Tuning and False Positive Management
False positives are the primary driver of SOC inefficiency and analyst burnout. Track false positive rate per detection rule. Rules exceeding 80% false positive rate should be tuned or disabled. Use allowlists judiciously since every allowlist entry is a potential detection blind spot. Review tuning decisions quarterly because environmental changes may invalidate previous tuning. AI-based noise reduction tools like Semgrep and Fortify Aviator can reduce SAST false positives by up to 98%.
SOC Metrics
Operational Metrics
| Metric | Description | Target |
|---|---|---|
| MTTD (Mean Time to Detect) | Time from compromise to detection | Under 24 hours |
| MTTR (Mean Time to Respond) | Time from detection to containment | Under 1 hour (critical) |
| Alert volume | Total alerts per day | Trending down through tuning |
| False positive rate | Percentage of alerts that are benign | Under 30% |
| Escalation rate | Percentage of alerts requiring L2+ investigation | 10-20% |
| SLA compliance | Percentage of incidents resolved within SLA | Over 95% |
Maturity Metrics
| Metric | Description | Indicates |
|---|---|---|
| ATT&CK coverage | Percentage of ATT&CK techniques with detection rules | Detection breadth |
| Automation rate | Percentage of alerts handled without human intervention | Operational efficiency |
| Hunting cadence | Number of completed hunts per month | Proactive maturity |
| Detection-to-production time | Time from threat intel to deployed detection | Engineering agility |
| Analyst retention | Average tenure and turnover rate | Team health |
Incident Response Integration
The SOC is the first line of defense, but major incidents require escalation to a broader IR team. Define clear escalation criteria establishing when a SOC alert becomes an IR incident. Establish handoff procedures between SOC analysts and IR team. Pre-define containment authorities specifying what SOC analysts can do without approval. Integrate SOC ticketing with IR case management. Conduct joint exercises between SOC and IR teams quarterly.
Getting Started
Phase 1: Foundation (Months 1-3)
Select and deploy SIEM and EDR/XDR platforms. Onboard Tier 1 data sources (endpoint, identity, email, cloud). Hire initial team (minimum 3 analysts for business-hours coverage) or engage MDR. Establish basic detection rules and alert triage procedures.

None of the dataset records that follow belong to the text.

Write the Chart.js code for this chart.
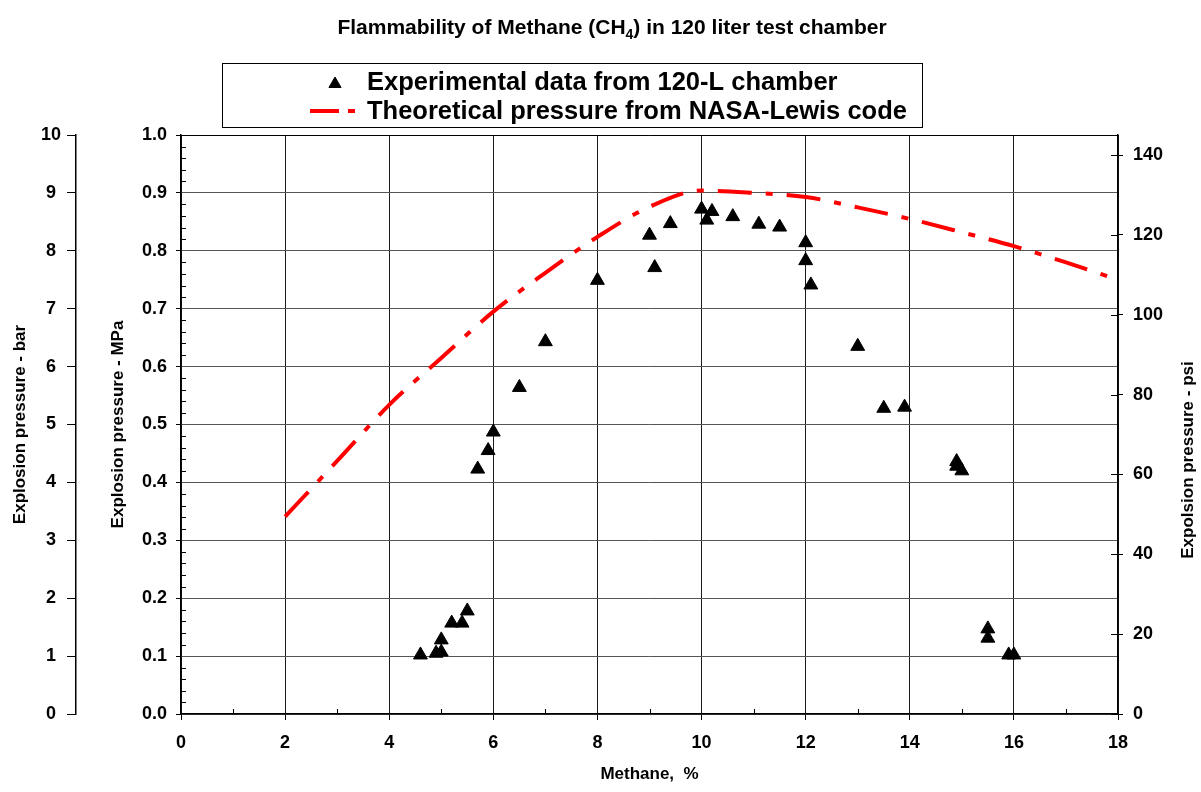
<!DOCTYPE html>
<html>
<head>
<meta charset="utf-8">
<title>Flammability of Methane</title>
<script src="https://cdn.jsdelivr.net/npm/chart.js@4.4.1/dist/chart.umd.min.js"></script>
<style>
  html, body { margin: 0; padding: 0; background: #fff; }
  #wrap { width: 1201px; height: 792px; }
</style>
</head>
<body>
<div id="wrap"><canvas id="flammChart"></canvas></div>
<script>
// Measured explosion pressure in the 120-L chamber
const expMethane = [4.6, 4.9, 5.0, 5.0, 5.2, 5.4, 5.5, 5.7, 5.9, 6.0, 6.5, 7.0, 8.0,
  9.0, 9.1, 9.4, 10.0, 10.1, 10.2, 10.6, 11.1, 11.5, 12.0, 12.0, 12.1,
  13.0, 13.5, 13.9, 14.9, 14.9, 15.0, 15.5, 15.5, 15.9, 16.0];
const expPressure = [0.102, 0.105, 0.107, 0.128, 0.157, 0.157, 0.178, 0.423, 0.455, 0.487, 0.564, 0.643, 0.749,
  0.827, 0.771, 0.847, 0.872, 0.853, 0.868, 0.859, 0.846, 0.841, 0.814, 0.783, 0.741,
  0.635, 0.528, 0.530, 0.436, 0.428, 0.420, 0.147, 0.131, 0.102, 0.102];

// NASA-Lewis equilibrium code, adiabatic explosion pressure
const theoMethane = [2, 3, 4, 5, 6, 7, 8, 9, 10, 11, 12, 13, 14, 15, 16, 17, 18];
const theoPressure = [0.341, 0.437, 0.534, 0.615, 0.695, 0.762, 0.824, 0.876, 0.904, 0.900, 0.893,
  0.875, 0.855, 0.832, 0.808, 0.780, 0.750];

const MPA_TO_PSI = 145.038;
const FONT = "'Liberation Sans', Arial, Helvetica, sans-serif";
const LINE_DASH = [34, 14, 7, 14];

// Title, legend box, minor ticks and the right-hand axis title
const decorations = {
  id: 'decorations',
  afterDraw(chart) {
    const ctx = chart.ctx;
    const area = chart.chartArea;
    const sx = chart.scales.x, sy = chart.scales.y, sp = chart.scales.psi;
    ctx.save();

    // top frame of the plot
    ctx.strokeStyle = '#000';
    ctx.lineWidth = 1;
    ctx.beginPath();
    ctx.moveTo(area.left, Math.round(area.top) + 0.5);
    ctx.lineTo(area.right, Math.round(area.top) + 0.5);
    ctx.stroke();

    // minor ticks, pointing inwards
    ctx.beginPath();
    for (let v = 1; v < 18; v += 2) {
      const px = Math.round(sx.getPixelForValue(v)) + 0.5;
      ctx.moveTo(px, area.bottom);
      ctx.lineTo(px, area.bottom - 5);
    }
    for (let i = 1; i < 50; i++) {
      if (i % 5 === 0) continue;
      const py = Math.round(sy.getPixelForValue(i * 0.02)) + 0.5;
      ctx.moveTo(area.left, py);
      ctx.lineTo(area.left + 5, py);
    }
    for (let v = 0; v <= 140; v += 20) {
      const py = Math.round(sp.getPixelForValue(v)) + 0.5;
      ctx.moveTo(area.right, py);
      ctx.lineTo(area.right - 7, py);
    }
    ctx.stroke();

    // chart title with subscript
    const parts = [
      { text: 'Flammability of Methane (CH', size: 21, dy: 0 },
      { text: '4', size: 14, dy: 5 },
      { text: ') in 120 liter test chamber', size: 21, dy: 0 }
    ];
    let total = 0;
    parts.forEach(p => {
      ctx.font = 'bold ' + p.size + 'px ' + FONT;
      p.w = ctx.measureText(p.text).width;
      total += p.w;
    });
    let tx = 612 - total / 2;
    ctx.fillStyle = '#000';
    ctx.textBaseline = 'alphabetic';
    ctx.textAlign = 'left';
    parts.forEach(p => {
      ctx.font = 'bold ' + p.size + 'px ' + FONT;
      ctx.fillText(p.text, tx, 34 + p.dy);
      tx += p.w;
    });

    // legend
    ctx.strokeStyle = '#000';
    ctx.lineWidth = 1;
    ctx.strokeRect(222.5, 63.5, 700, 64);
    const exp = chart.data.datasets[0];
    const theo = chart.data.datasets[1];
    ctx.fillStyle = '#000';
    Chart.helpers.drawPoint(ctx, { pointStyle: 'triangle', radius: 7, borderWidth: 1 }, 335, 84);
    ctx.strokeStyle = theo.borderColor;
    ctx.lineWidth = theo.borderWidth;
    ctx.setLineDash([29, 9, 7, 100]);
    ctx.beginPath();
    ctx.moveTo(310, 111);
    ctx.lineTo(356, 111);
    ctx.stroke();
    ctx.setLineDash([]);
    ctx.fillStyle = '#000';
    ctx.font = 'bold 25.5px ' + FONT;
    ctx.textBaseline = 'middle';
    ctx.fillText(exp.label, 367, 83);
    ctx.fillText(theo.label, 367, 112);

    // secondary axis title, reading bottom to top
    ctx.translate(1188, 460);
    ctx.rotate(-Math.PI / 2);
    ctx.font = 'bold 17px ' + FONT;
    ctx.textAlign = 'center';
    ctx.fillText('Expolsion pressure - psi', 0, 0);
    ctx.restore();
  }
};

const tickFont = { family: FONT, size: 18, weight: 'bold' };
const titleFont = { family: FONT, size: 17, weight: 'bold' };

new Chart(document.getElementById('flammChart'), {
  type: 'scatter',
  data: {
    datasets: [
      {
        label: 'Experimental data from 120-L chamber',
        data: expMethane.map((x, i) => ({ x: x, y: expPressure[i] })),
        xAxisID: 'x',
        yAxisID: 'y',
        pointStyle: 'triangle',
        pointRadius: 8,
        pointHoverRadius: 8,
        backgroundColor: '#000',
        borderColor: '#000',
        pointBorderWidth: 1,
        showLine: false
      },
      {
        label: 'Theoretical pressure from NASA-Lewis code',
        data: theoMethane.map((x, i) => ({ x: x, y: theoPressure[i] })),
        xAxisID: 'x',
        yAxisID: 'y',
        showLine: true,
        borderColor: '#ff0000',
        borderWidth: 4,
        borderDash: LINE_DASH,
        borderCapStyle: 'butt',
        pointRadius: 0,
        pointHoverRadius: 0,
        cubicInterpolationMode: 'monotone',
        fill: false
      }
    ]
  },
  options: {
    responsive: true,
    maintainAspectRatio: false,
    animation: false,
    layout: { padding: { top: 135, left: 0, right: 0, bottom: 0 } },
    plugins: {
      legend: { display: false },
      tooltip: { enabled: false },
      title: { display: false }
    },
    scales: {
      x: {
        type: 'linear',
        position: 'bottom',
        min: 0,
        max: 18,
        ticks: { stepSize: 2, color: '#000', font: tickFont, padding: 12, maxRotation: 0 },
        grid: { color: '#1a1a1a', tickColor: '#000', tickLength: 6, lineWidth: 1 },
        border: { color: '#000', width: 1.5 },
        title: { display: true, text: 'Methane,  %', color: '#000', font: { family: FONT, size: 17, weight: 'bold' }, padding: { top: 0, bottom: 7 } },
        afterFit(scale) { scale.height = 78; }
      },
      yBar: {
        type: 'linear',
        position: 'left',
        weight: 1,
        min: 0,
        max: 10,
        ticks: { stepSize: 1, color: '#000', font: tickFont, padding: 6, crossAlign: 'center' },
        grid: { drawOnChartArea: false, color: '#000', tickLength: 9 },
        border: { color: '#000', width: 1.5 },
        title: { display: true, text: 'Explosion pressure - bar', color: '#000', font: titleFont, padding: { top: 10, bottom: 0 } },
        afterFit(scale) { scale.width = 76; }
      },
      y: {
        type: 'linear',
        position: 'left',
        weight: 0,
        min: 0,
        max: 1,
        ticks: { stepSize: 0.1, color: '#000', font: tickFont, padding: 9, callback: v => v.toFixed(1) },
        grid: { color: '#555', tickColor: '#000', tickLength: 5, lineWidth: 1 },
        border: { color: '#000', width: 1.5 },
        title: { display: true, text: 'Explosion pressure - MPa', color: '#000', font: titleFont, padding: { top: 32, bottom: 0 } },
        afterFit(scale) { scale.width = 105; }
      },
      psi: {
        type: 'linear',
        position: 'right',
        min: 0,
        max: MPA_TO_PSI,
        ticks: { stepSize: 20, includeBounds: false, color: '#000', font: tickFont, padding: 10 },
        grid: { drawOnChartArea: false, color: '#000', tickLength: 5 },
        border: { color: '#000', width: 1.5 },
        afterFit(scale) { scale.width = 83; }
      }
    }
  },
  plugins: [decorations]
});
</script>
</body>
</html>
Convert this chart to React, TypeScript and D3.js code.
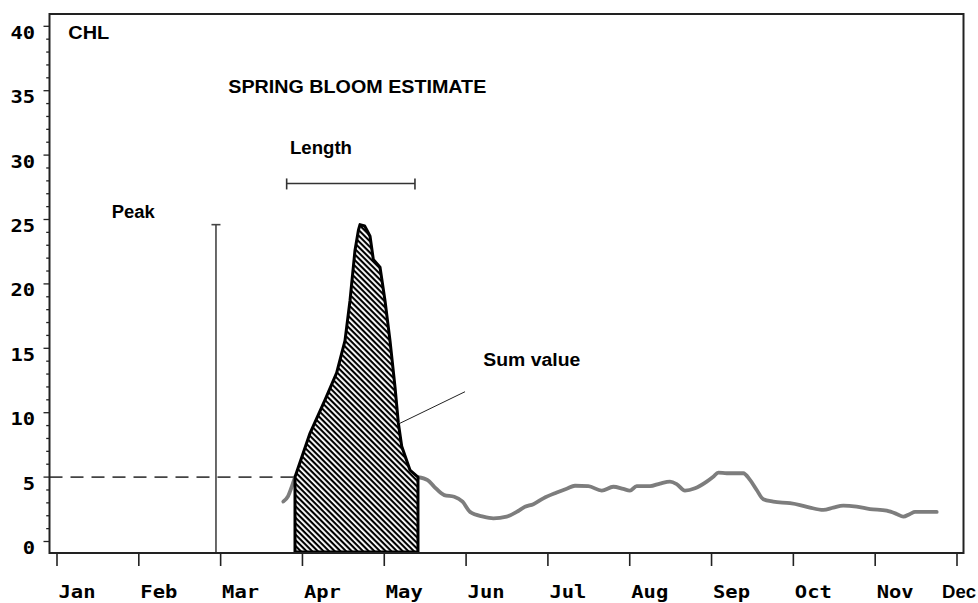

Phase 2: Operationalization (Months 4-8)
Deploy SOAR for repetitive triage and response automation. Onboard Tier 2 data sources (network, DNS, proxy). Implement detection-as-code workflow. Establish metrics tracking and regular reporting. Expand to 24x7 coverage (MDR hybrid if not fully staffed).
Phase 3: Maturation (Months 9-14)
Launch threat hunting program. Deploy AI copilots for analyst augmentation. Map and track MITRE ATT&CK detection coverage. Implement advanced automation (AI-assisted triage, automated containment). Optimize based on metrics by tuning detections, reducing false positives, and improving MTTD/MTTR.